我认为多层MLP有很大影响。Attn模块的基本算法非常简单，多层总是可以得到很好的效果。对于文本的挖掘体现在Att模块中。
采用监督学习应该效果是很好的。可能存在过拟合情况。

som-dst:
为了克服从ontology中找的问题，previous either directly generates or extracts the value from the dialogue context for every slot, allowing open vocabulary-based DST。即对比源从candidate set变成到vocabulary-based。
依然存在的问题：
while scalable and robust to handling unseen slot values,
do not efficiently perform DST since they predict the dialogue state from scratch at every dialogue turn.
是维护一个domain-slot表格，每次判断是否需要更新，更新产生结果值。
更新算法是：
predictor采用预训练bert, 每个slot是一个分类器，判断师傅需要更新， $h^{[CLS]}$ 是domain label判断当前轮是处于哪个domain；
generator采用trade类似模式，copy机制，通过context和vocab共同决定。 $g_{t}^{j, k}=\operatorname{GRU}\left(g_{t}^{j, k-1}, e_{t}^{j, k}\right)$ ，起始输入是 $g_{t}^{j, 0}=h_{t}^{\mathrm{X}} = \tanh \left(W_{\text {pool}} h_{t}^{[\mathrm{CLS}]}\right) \text { and } e_{t}^{j, 0}=h_{t}^{[S L 0 T]^{j}}$ (生成的时候没有用到上一轮的value信息，因为update)

结果分析：
（带着疑问，结果是会发生变化）
为什么是四种状态。 DELETE DONTCARE UPDATE CARRYOVER 前三个替代传统的update，因为delete和dontcare一般是隐式变化，更需要建模？
ablation表明，**slot状态预测很重要。**在decode过程中，每次输入是真值影响不算大，但是有提升。说明GRU本身预测能力还很差。

submt:

匹配模式：
使用bert建模context，匹配所有的candidate。
另外，以前的文章domain和slot分开，现在统一。

ds-dst：
直接把slot进行分类，划分成picklist-based 和 span-based，对于两种slot分别做处理。
每个slot都要做一次与context联合的建模。
slot-gate判断是否更新,对bert第一个输出采用mlp操作。
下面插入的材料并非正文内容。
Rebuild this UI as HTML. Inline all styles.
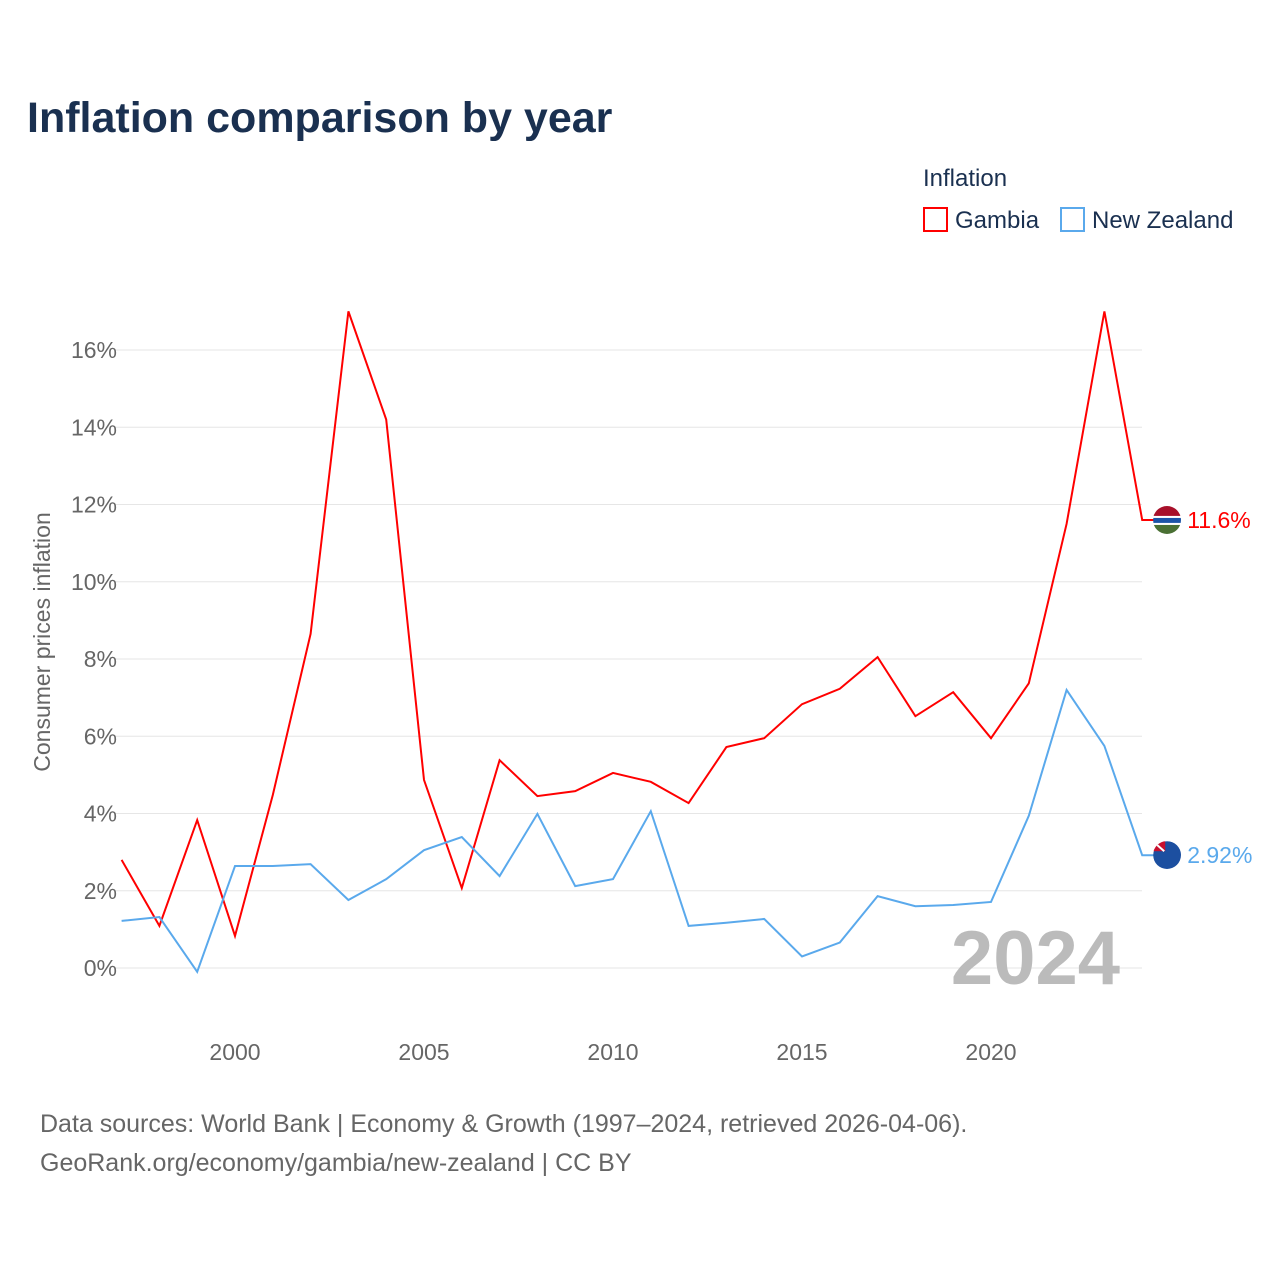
<!DOCTYPE html>
<html><head><meta charset="utf-8"><style>
body{margin:0;background:#fff;font-family:"Liberation Sans",sans-serif}
</style></head><body>
<svg id="c" width="1280" height="1280" xmlns="http://www.w3.org/2000/svg" style="font-family:'Liberation Sans',sans-serif">
<defs>
<clipPath id="gclip"><circle cx="1167" cy="520" r="14"/></clipPath>
<clipPath id="nclip"><circle cx="1167" cy="855" r="14"/></clipPath>
</defs>
<text x="27" y="132" font-size="43" font-weight="bold" fill="#1a3050">Inflation comparison by year</text>
<text x="923" y="186" font-size="24" fill="#1a3050">Inflation</text>
<g><rect x="924" y="208" width="23" height="23" fill="none" stroke="#ff0000" stroke-width="2"/><text x="955" y="228" font-size="24" fill="#1a3050">Gambia</text></g>
<g><rect x="1061" y="208" width="23" height="23" fill="none" stroke="#5aa9ec" stroke-width="2"/><text x="1092" y="228" font-size="24" fill="#1a3050">New Zealand</text></g>
<g id="grid"></g><g id="lines"></g>
<text transform="translate(50,642) rotate(-90)" text-anchor="middle" font-size="23" fill="#666">Consumer prices inflation</text>
<text x="1120" y="984" text-anchor="end" font-size="76" font-weight="bold" fill="#bbb">2024</text>
<text x="40" y="1132" font-size="25" fill="#666">Data sources: World Bank | Economy &amp; Growth (1997–2024, retrieved 2026-04-06).</text>
<text x="40" y="1171" font-size="25" fill="#666">GeoRank.org/economy/gambia/new-zealand | CC BY</text>
</svg>
<script>
const years=[1997,1998,1999,2000,2001,2002,2003,2004,2005,2006,2007,2008,2009,2010,2011,2012,2013,2014,2015,2016,2017,2018,2019,2020,2021,2022,2023,2024];
const gambia=[2.8,1.09,3.83,0.83,4.48,8.65,17.0,14.2,4.87,2.07,5.38,4.45,4.58,5.05,4.82,4.27,5.72,5.95,6.83,7.23,8.05,6.52,7.14,5.95,7.37,11.5,17.0,11.6];
const nz=[1.22,1.32,-0.1,2.64,2.64,2.69,1.76,2.3,3.05,3.39,2.38,3.99,2.12,2.3,4.06,1.09,1.17,1.27,0.3,0.66,1.86,1.6,1.63,1.71,3.94,7.2,5.75,2.92];
const yTicks=[0,2,4,6,8,10,12,14,16];
const xTicks=[2000,2005,2010,2015,2020];
const NS="http://www.w3.org/2000/svg";
const x=v=>235+(v-2000)*37.8, y=v=>968-v*38.625;
function mk(t,a,p){const e=document.createElementNS(NS,t);for(const k in a)e.setAttribute(k,a[k]);p.appendChild(e);return e;}
const g=document.getElementById('grid'),L=document.getElementById('lines');
yTicks.forEach(t=>{const l=mk('line',{x1:115,x2:1142,y1:y(t),y2:y(t),stroke:'#e6e6e6'},g);


const tx=mk('text',{x:117,y:y(t)+8,'text-anchor':'end','font-size':23,fill:'#666'},g);tx.textContent=t+'%';

});
xTicks.forEach(t=>{const tx=mk('text',{x:x(t),y:1060,'text-anchor':'middle','font-size':23,fill:'#666'},g);tx.textContent=t;

});
function series(d,c,name,lab){const pts=d.map((v,i)=>x(years[i])+','+y(v));const last=d[d.length-1];
const cx=x(2024)+25,cy=y(last);
pts.push(cx+','+cy);
const p=mk('polyline',{points:pts.join(' '),fill:'none',stroke:c,'stroke-width':2},L);


const f=mk('g',{},L);


if(name==='gambia'){
 mk('rect',{x:cx-14,y:cy-14,width:28,height:10,fill:'#a8102a'},f);
 mk('rect',{x:cx-14,y:cy-4,width:28,height:2,fill:'#fff'},f);
 mk('rect',{x:cx-14,y:cy-2,width:28,height:5,fill:'#1c54a8'},f);
 mk('rect',{x:cx-14,y:cy+3,width:28,height:2,fill:'#fff'},f);
 mk('rect',{x:cx-14,y:cy+5,width:28,height:10,fill:'#4a7034'},f);
 f.setAttribute('clip-path','url(#gclip)');
}else{
 mk('circle',{cx:cx,cy:cy,r:14,fill:'#1c4fa0'},f);
 mk('rect',{x:cx-14,y:cy-14,width:12,height:10,fill:'#c8102e'},f);
 mk('line',{x1:cx-12,y1:cy-12,x2:cx-3,y2:cy-4,stroke:'#fff','stroke-width':2},f);
 f.setAttribute('clip-path','url(#nclip)');
}
const t=mk('text',{x:cx+20,y:cy+8,'font-size':23,fill:c},L);t.textContent=lab;

}
series(gambia,'#ff0000','gambia','11.6%');
series(nz,'#5aa9ec','new-zealand','2.92%');
</script></body></html>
(t表示turn，j表示domain-slot顺序）
$P_{t j}^{g a t e}=\operatorname{softmax}\left(W_{g a t e} \cdot\left(r_{t j}^{\mathrm{CLS}}\right)^{\top}+b_{g a t e}\right)$
对于span-based直接使用context进行mlp操作产生起止坐标
$\left[\alpha_{t j}^{s t a r t}, \alpha_{t j}^{e n d}\right]=W_{s p a n} \cdot\left(\left[r_{t j}^{1}, \ldots, r_{t j}^{K}\right]\right)^{\top}+b_{s p a n}$
对于picklist-based：
bert输入candidate list的表示， $Y_{j}=\operatorname{BERT}\left([\mathrm{CLS}] \oplus V_{j} \oplus[\mathrm{SEP}]\right)$ ,再进行余弦相似度比较 $\cos \left(r_{t j}^{\mathrm{CLS}}, y_{l}^{\mathrm{CLS}}\right)$